| Collected material |
-- BEGIN --

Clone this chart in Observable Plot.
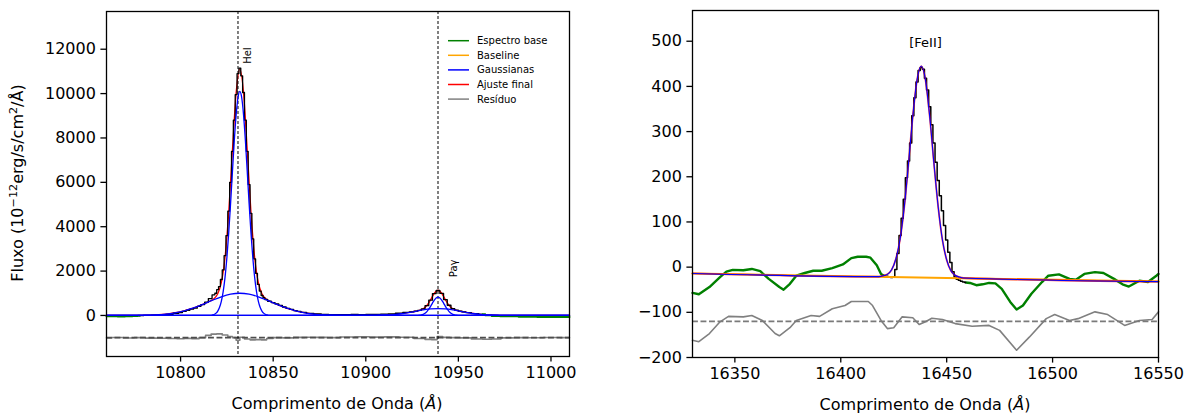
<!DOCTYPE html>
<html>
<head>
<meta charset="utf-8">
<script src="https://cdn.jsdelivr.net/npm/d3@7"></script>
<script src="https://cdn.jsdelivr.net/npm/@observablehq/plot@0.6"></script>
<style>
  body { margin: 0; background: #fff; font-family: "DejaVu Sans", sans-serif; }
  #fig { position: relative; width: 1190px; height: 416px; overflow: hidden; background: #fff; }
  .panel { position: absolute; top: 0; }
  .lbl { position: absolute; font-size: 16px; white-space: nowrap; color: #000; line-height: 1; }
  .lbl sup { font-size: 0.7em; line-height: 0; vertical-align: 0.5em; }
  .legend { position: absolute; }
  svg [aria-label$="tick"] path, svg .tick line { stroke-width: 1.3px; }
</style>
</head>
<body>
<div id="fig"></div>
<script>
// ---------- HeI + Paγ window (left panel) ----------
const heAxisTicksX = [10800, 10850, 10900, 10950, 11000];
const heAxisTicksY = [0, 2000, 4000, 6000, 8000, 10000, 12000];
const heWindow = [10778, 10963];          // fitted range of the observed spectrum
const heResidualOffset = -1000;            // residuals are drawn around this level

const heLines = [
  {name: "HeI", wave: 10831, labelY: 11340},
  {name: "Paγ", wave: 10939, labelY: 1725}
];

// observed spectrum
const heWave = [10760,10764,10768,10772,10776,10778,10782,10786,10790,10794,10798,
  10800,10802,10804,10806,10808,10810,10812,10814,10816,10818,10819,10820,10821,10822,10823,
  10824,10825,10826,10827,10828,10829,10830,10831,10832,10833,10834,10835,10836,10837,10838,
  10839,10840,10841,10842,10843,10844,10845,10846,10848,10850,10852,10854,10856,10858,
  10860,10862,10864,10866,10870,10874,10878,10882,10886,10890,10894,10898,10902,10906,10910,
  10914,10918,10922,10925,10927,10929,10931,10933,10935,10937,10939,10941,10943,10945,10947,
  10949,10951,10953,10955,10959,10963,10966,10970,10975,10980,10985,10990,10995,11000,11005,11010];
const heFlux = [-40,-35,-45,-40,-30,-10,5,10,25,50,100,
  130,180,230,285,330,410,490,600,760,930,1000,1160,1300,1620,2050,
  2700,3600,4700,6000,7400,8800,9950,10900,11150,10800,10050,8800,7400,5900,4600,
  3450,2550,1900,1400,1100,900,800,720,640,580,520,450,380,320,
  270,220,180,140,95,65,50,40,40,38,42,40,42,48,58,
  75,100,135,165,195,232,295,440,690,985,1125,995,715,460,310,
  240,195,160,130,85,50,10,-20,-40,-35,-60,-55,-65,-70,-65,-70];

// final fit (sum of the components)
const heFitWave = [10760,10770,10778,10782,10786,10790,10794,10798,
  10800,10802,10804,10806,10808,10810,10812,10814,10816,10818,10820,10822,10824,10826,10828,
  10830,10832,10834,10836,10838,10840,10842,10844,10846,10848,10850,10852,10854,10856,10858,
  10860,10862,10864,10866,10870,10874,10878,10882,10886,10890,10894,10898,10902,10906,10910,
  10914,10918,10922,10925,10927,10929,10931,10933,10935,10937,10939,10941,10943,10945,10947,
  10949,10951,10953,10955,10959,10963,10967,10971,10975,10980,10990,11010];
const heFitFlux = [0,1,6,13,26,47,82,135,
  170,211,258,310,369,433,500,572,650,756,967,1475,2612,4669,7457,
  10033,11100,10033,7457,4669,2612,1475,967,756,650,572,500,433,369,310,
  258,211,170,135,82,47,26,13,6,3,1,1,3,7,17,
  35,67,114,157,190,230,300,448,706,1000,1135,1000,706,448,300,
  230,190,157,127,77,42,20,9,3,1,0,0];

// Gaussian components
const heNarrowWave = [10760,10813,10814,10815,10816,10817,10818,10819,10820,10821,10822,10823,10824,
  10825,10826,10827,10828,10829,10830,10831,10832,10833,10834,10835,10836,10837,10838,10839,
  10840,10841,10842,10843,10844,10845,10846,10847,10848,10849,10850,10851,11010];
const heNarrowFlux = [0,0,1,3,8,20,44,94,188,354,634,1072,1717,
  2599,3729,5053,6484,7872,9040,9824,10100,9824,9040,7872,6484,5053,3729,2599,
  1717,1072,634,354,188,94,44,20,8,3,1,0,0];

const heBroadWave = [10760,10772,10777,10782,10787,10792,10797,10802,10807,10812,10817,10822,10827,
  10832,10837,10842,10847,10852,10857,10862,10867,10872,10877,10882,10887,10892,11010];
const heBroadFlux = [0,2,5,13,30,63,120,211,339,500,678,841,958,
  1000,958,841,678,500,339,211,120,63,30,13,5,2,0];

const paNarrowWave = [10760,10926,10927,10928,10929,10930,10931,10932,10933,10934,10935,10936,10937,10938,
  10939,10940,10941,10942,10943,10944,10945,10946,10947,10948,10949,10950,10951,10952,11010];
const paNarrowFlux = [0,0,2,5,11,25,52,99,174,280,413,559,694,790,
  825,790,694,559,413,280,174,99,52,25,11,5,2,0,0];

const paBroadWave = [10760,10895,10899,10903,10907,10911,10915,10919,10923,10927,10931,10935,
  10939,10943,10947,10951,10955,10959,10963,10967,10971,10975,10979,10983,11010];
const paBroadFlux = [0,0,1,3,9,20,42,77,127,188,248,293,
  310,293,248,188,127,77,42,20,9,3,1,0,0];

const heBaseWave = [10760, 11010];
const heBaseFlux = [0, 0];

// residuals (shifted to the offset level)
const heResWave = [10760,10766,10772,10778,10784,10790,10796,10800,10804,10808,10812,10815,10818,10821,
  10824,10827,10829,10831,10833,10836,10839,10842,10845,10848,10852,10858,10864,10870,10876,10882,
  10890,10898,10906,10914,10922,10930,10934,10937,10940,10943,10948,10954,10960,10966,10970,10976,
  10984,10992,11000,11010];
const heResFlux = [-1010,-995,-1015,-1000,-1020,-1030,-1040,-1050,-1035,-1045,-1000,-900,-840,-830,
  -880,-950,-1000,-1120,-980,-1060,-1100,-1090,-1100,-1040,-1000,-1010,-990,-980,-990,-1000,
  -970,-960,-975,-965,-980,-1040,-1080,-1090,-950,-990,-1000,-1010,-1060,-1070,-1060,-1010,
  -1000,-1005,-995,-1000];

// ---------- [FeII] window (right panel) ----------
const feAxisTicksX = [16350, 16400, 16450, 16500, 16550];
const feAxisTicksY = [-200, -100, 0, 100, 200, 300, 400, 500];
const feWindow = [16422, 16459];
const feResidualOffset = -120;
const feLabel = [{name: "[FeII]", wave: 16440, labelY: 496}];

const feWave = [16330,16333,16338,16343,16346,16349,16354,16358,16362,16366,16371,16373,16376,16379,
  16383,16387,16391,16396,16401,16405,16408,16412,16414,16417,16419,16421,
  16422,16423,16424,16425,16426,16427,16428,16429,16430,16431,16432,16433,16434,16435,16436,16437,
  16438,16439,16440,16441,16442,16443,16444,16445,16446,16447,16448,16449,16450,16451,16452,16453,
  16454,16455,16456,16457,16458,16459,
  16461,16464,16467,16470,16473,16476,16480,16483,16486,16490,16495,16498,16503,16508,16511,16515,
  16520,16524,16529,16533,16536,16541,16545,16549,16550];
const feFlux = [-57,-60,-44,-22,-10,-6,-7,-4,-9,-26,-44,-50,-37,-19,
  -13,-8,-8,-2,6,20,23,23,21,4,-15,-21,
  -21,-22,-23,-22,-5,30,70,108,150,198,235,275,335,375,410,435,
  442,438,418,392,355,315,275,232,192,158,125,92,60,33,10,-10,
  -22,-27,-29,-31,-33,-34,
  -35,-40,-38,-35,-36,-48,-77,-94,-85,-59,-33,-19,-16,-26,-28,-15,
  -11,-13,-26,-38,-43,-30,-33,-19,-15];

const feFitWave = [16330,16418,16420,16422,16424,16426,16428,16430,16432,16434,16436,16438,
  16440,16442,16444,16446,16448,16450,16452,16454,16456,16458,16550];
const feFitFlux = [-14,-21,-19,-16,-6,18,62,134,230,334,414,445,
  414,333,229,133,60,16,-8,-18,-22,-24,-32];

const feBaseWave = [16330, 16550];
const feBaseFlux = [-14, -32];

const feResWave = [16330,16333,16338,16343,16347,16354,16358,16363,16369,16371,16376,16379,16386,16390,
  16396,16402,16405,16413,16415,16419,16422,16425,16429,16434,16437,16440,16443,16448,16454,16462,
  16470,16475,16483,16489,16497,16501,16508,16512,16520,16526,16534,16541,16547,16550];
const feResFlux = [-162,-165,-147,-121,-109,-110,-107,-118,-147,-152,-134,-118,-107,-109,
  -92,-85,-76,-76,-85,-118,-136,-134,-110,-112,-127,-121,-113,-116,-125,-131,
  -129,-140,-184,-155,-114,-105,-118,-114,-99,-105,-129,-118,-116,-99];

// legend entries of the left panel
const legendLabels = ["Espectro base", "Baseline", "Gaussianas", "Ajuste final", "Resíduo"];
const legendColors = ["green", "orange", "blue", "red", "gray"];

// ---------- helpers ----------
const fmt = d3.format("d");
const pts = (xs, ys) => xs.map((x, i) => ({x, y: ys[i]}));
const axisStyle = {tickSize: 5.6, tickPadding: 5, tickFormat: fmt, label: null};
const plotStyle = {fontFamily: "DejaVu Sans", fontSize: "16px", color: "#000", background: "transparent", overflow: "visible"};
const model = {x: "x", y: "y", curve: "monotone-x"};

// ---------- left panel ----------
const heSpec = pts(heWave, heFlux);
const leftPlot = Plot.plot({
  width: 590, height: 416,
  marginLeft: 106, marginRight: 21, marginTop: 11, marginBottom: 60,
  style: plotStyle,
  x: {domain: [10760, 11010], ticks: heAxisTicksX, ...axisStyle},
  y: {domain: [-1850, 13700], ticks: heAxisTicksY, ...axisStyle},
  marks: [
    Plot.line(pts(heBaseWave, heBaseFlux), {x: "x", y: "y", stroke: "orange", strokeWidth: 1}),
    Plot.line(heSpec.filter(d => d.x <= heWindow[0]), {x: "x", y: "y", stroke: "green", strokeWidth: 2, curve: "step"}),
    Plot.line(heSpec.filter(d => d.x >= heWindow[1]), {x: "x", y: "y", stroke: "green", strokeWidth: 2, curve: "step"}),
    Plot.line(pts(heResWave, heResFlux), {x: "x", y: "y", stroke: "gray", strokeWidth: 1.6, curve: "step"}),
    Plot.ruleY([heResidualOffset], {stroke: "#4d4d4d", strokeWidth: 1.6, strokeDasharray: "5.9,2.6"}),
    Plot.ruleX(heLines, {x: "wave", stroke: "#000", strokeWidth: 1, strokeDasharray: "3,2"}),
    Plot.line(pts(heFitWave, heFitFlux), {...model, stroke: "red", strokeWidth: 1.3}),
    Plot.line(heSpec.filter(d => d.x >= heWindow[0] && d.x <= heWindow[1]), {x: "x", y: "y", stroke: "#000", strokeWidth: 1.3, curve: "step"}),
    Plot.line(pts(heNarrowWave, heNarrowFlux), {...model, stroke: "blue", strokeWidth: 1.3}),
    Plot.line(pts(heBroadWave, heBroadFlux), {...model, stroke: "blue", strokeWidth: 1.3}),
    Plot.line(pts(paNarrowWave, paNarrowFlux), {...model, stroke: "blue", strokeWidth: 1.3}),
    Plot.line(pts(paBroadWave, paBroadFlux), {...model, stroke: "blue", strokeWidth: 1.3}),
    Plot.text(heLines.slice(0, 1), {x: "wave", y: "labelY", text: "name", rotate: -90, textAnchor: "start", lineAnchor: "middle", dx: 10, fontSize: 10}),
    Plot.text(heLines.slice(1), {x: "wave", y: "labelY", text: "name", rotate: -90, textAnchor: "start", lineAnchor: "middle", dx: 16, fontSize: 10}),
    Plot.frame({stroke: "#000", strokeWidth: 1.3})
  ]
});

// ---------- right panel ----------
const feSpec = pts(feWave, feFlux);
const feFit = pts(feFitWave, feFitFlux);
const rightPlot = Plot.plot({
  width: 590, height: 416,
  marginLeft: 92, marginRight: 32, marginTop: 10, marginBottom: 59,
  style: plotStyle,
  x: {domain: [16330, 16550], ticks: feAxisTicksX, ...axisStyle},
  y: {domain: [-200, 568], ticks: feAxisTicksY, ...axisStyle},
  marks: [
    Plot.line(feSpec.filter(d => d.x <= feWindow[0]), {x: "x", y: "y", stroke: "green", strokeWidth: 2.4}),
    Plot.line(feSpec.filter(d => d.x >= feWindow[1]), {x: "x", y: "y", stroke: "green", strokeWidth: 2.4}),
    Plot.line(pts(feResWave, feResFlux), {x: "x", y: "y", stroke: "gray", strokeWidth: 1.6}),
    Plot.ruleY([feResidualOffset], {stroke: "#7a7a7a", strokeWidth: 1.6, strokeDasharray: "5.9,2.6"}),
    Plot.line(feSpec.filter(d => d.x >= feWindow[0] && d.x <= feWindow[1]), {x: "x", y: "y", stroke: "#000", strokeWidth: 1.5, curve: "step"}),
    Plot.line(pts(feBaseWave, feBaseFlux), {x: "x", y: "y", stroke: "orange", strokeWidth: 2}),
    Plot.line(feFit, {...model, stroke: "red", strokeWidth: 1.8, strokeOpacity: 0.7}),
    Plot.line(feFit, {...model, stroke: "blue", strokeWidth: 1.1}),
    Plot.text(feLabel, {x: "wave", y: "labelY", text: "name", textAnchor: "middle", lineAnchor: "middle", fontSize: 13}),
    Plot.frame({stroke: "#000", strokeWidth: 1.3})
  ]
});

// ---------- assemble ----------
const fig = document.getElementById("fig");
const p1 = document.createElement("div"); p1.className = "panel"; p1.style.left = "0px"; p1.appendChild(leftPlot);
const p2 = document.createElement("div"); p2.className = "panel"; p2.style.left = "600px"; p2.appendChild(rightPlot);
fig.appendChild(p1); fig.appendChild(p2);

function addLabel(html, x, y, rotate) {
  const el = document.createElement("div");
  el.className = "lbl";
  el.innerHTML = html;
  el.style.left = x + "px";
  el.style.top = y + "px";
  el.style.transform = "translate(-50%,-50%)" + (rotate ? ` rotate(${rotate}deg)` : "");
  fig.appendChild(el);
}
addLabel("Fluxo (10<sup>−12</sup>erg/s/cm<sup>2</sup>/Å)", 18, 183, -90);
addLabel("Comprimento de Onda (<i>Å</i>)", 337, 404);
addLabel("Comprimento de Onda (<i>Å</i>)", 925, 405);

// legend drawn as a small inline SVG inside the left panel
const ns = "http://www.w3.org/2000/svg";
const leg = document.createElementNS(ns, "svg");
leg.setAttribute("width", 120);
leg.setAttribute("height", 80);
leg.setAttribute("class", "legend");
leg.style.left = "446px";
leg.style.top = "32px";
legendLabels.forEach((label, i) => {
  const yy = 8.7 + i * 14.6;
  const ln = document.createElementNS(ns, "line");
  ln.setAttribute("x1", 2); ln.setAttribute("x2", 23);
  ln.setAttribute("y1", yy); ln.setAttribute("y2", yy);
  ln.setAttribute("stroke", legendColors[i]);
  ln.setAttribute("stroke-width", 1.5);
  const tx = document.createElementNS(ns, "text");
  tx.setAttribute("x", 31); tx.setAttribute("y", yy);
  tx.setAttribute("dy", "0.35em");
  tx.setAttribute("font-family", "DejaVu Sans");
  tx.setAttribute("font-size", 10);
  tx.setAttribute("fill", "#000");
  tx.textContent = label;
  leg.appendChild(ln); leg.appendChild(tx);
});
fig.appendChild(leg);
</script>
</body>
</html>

-- END --

| Exercise instructions |
For the data above, state only how many lines include the word "this".

| Response to the exercise |
2